MySQL active connections at once, Windows Server

I have read every possible answer to this question and searched via Google in order to find the correct answer to the following question, but I am rather a novice and don't seem to get a clear understanding.
A lot I've read has to do with web servers, but I don't have a web server, but an intranet database.
I have a MySQL dsatabase in a Windows server at work.
I will have many users accessing this database constantly to perform simple queries and writting back to it new records.
The read/write will not be that heavy (chances are 50-100 users will do so exactly at the same time, even if 1000's could be connected).
The GUI will be either via Excel forms and/or Access.
What I need to know is the maximum number of active connections I can have at any given time to the database.
I know I can change the number on Mysql Admin however I really need to know what will really work...
I don't want to put 1000 users if the system will really handle 100 correctly (after that, although connected, the performance will be too slow, for example)
Any ideas or own experiences will be appreciated
This depends mainly on your server hardware (RAM, cpu, networking) and server load for other processes if not dedicated to the database. I think you won't have an absolute answer and the best way is testing.
I think something like 1000 should work ok, as long as you use 64 bit MySQL server. With 32 bit, too many connections may create virtual memory pressure - a connection has an own thread, and every thread needs a stack, so the stack memory will reduce possible size of the buffer pool and other buffers.
MySQL generally does not slow down if you have many idle connections, however special commands e.g "show processlist" or "kill", that enumerate every connection will be somewhat slower.
If idle connection stays idle for too long (idle time exceeds wait_timeout parameter), it is dropped by the server. If this is the case in your possible scenario, you might want to increase wait_timeout (its default value is 8 hours)

Does MySQL packet size cause slowdown?

I have written a program which uses a MySQL database, and transaction between the database server (a very powerful one) and the client is happening over a ADSL connection (1 Mbit/s).
But I have a very very slow connection between each client and the server. Only approximately 3-4 KB/s data is send through the server. Neither the server nor the clients use the Internet for other purposes, just my program uses the Internet.
I can't figure out why?
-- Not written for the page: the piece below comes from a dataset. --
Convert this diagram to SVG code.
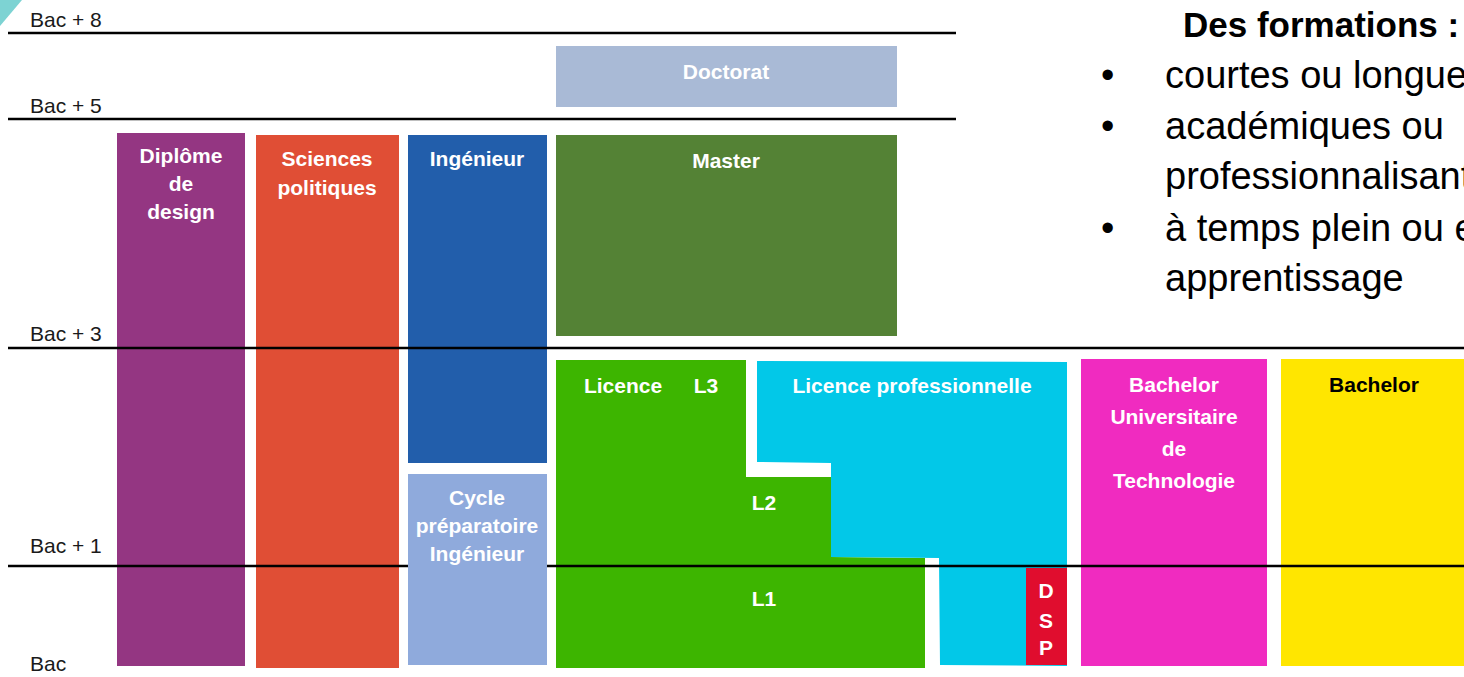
<svg xmlns="http://www.w3.org/2000/svg" width="1464" height="677" viewBox="0 0 1464 677">
<style>
.lbl{font-family:"Liberation Sans",Arial,sans-serif;font-weight:bold;font-size:21px;fill:#ffffff;text-anchor:middle}
.dark{fill:#000000}
.bac{font-family:"Liberation Sans",Arial,sans-serif;font-size:21px;fill:#1a1a1a}
.lvl{stroke:#000000;stroke-width:2.5}
.side{font-family:"Liberation Sans",Arial,sans-serif;font-size:38px;fill:#000000}
.title{font-family:"Liberation Sans",Arial,sans-serif;font-size:35px;font-weight:bold;fill:#000000}
</style>
<rect width="1464" height="677" fill="#ffffff"/>
<polygon points="0,0 22,0 0,26" fill="#7dd3d3"/>

<g id="bac-labels">
<text class="bac" x="30" y="27">Bac + 8</text>
<text class="bac" x="30" y="113">Bac + 5</text>
<text class="bac" x="30" y="341">Bac + 3</text>
<text class="bac" x="30" y="553">Bac + 1</text>
<text class="bac" x="30" y="671">Bac</text>
</g>

<g id="design"><rect x="117" y="133" width="128" height="533" fill="#943682"/>
<text class="lbl" x="181" y="163">Diplôme</text><text class="lbl" x="181" y="191">de</text><text class="lbl" x="181" y="219">design</text></g>

<g id="sciencespo"><rect x="256" y="135" width="143" height="533" fill="#E04E35"/>
<text class="lbl" x="327" y="166">Sciences</text><text class="lbl" x="327" y="195">politiques</text></g>

<g id="ingenieur"><rect x="408" y="135" width="139" height="328" fill="#225EAB"/>
<text class="lbl" x="477" y="166">Ingénieur</text></g>

<g id="doctorat"><rect x="556" y="46" width="341" height="61" fill="#A9BAD6"/>
<text class="lbl" x="726" y="79">Doctorat</text></g>

<g id="master"><rect x="556" y="135" width="341" height="201" fill="#548235"/>
<text class="lbl" x="726" y="168">Master</text></g>

<g id="licence"><polygon points="556,360 746,360 746,477 831,477 831,557 925,558 925,668 556,668" fill="#3DB500"/>
<text class="lbl" x="623" y="393">Licence</text><text class="lbl" x="706" y="393">L3</text>
<text class="lbl" x="764" y="510">L2</text><text class="lbl" x="764" y="606">L1</text></g>

<g id="licence-pro"><polygon points="757,361 1067,362 1067,666 940,665 939,558 831,557 831,463 757,462" fill="#02C8E8"/>
<text class="lbl" x="912" y="393">Licence professionnelle</text></g>

<g id="but"><rect x="1081" y="359" width="186" height="307" fill="#F02BC0"/>
<text class="lbl" x="1174" y="392">Bachelor</text><text class="lbl" x="1174" y="424">Universitaire</text><text class="lbl" x="1174" y="456">de</text><text class="lbl" x="1174" y="488">Technologie</text></g>

<g id="bachelor"><rect x="1281" y="359" width="183" height="307" fill="#FFE600"/>
<text class="lbl dark" x="1374" y="392">Bachelor</text></g>

<g id="connectors">
<line class="lvl" x1="8" y1="33" x2="956" y2="33"/>
<line class="lvl" x1="8" y1="119" x2="956" y2="119"/>
<line class="lvl" x1="8" y1="348" x2="1464" y2="348"/>
<line class="lvl" x1="8" y1="566" x2="1464" y2="566"/>
</g>

<g id="dsp"><rect x="1026" y="568" width="41" height="97" fill="#E00D2E"/>
<text class="lbl" x="1046" y="598">D</text><text class="lbl" x="1046" y="628">S</text><text class="lbl" x="1046" y="655">P</text></g>

<g id="cycle-prep"><rect x="408" y="474" width="139" height="191" fill="#8FAADC"/>
<text class="lbl" x="477" y="505">Cycle</text><text class="lbl" x="477" y="533">préparatoire</text><text class="lbl" x="477" y="561">Ingénieur</text></g>

<g id="formations">
<text class="title" x="1183" y="37">Des formations :</text>
<text class="side" x="1101" y="88">•</text><text class="side" x="1165" y="88">courtes ou longues</text>
<text class="side" x="1101" y="139">•</text><text class="side" x="1165" y="139">académiques ou</text>
<text class="side" x="1165" y="189">professionnalisantes</text>
<text class="side" x="1101" y="241">•</text><text class="side" x="1165" y="241">à temps plein ou en</text>
<text class="side" x="1165" y="291">apprentissage</text>
</g>
</svg>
Is the reason MySQL server packet size?
Any suggestions?
Try using mytop to identify the server low performance cause.
Another one: you may be using SELECT COUNT(*) FROM .. for large InnoDB tables which causes a table scan.
And can you test for some other services whether the exchange data rate between the machines is OK? Even if the even if the output bandwidth is lower for ADSL users 3-4 kB might not be the reason of low performance.
The effective transfer rate is often heavily limited by the number of roundtrips between client and server. Without seeing your code it is sort of difficult to tell, but you should check the number of requests happening.
If you have a single request that results in many records being returned, you should see a better usage of bandwidth than with a higher number of requests which only deliver a few rows each.
In the latter case the actual result transfer is probably quite fast, but the latencies involved in the "control communications" (i. e. the statements themselves, login requests etc.) will add up, effectively lowering overall throughput.
As for the packet size: When it is very small, there is more overhead in the communications, increasing the aforementioned effect. The server's default max_allowed_packet size if 1MB if memory serves, but that should be fine with your connection.
You first have to debug both connections.
What is your upload speed if you upload a file with WinSCP ot equivalent to the MySQL server? It should be near 90 KB/s with ADSL 1 Mbit/s.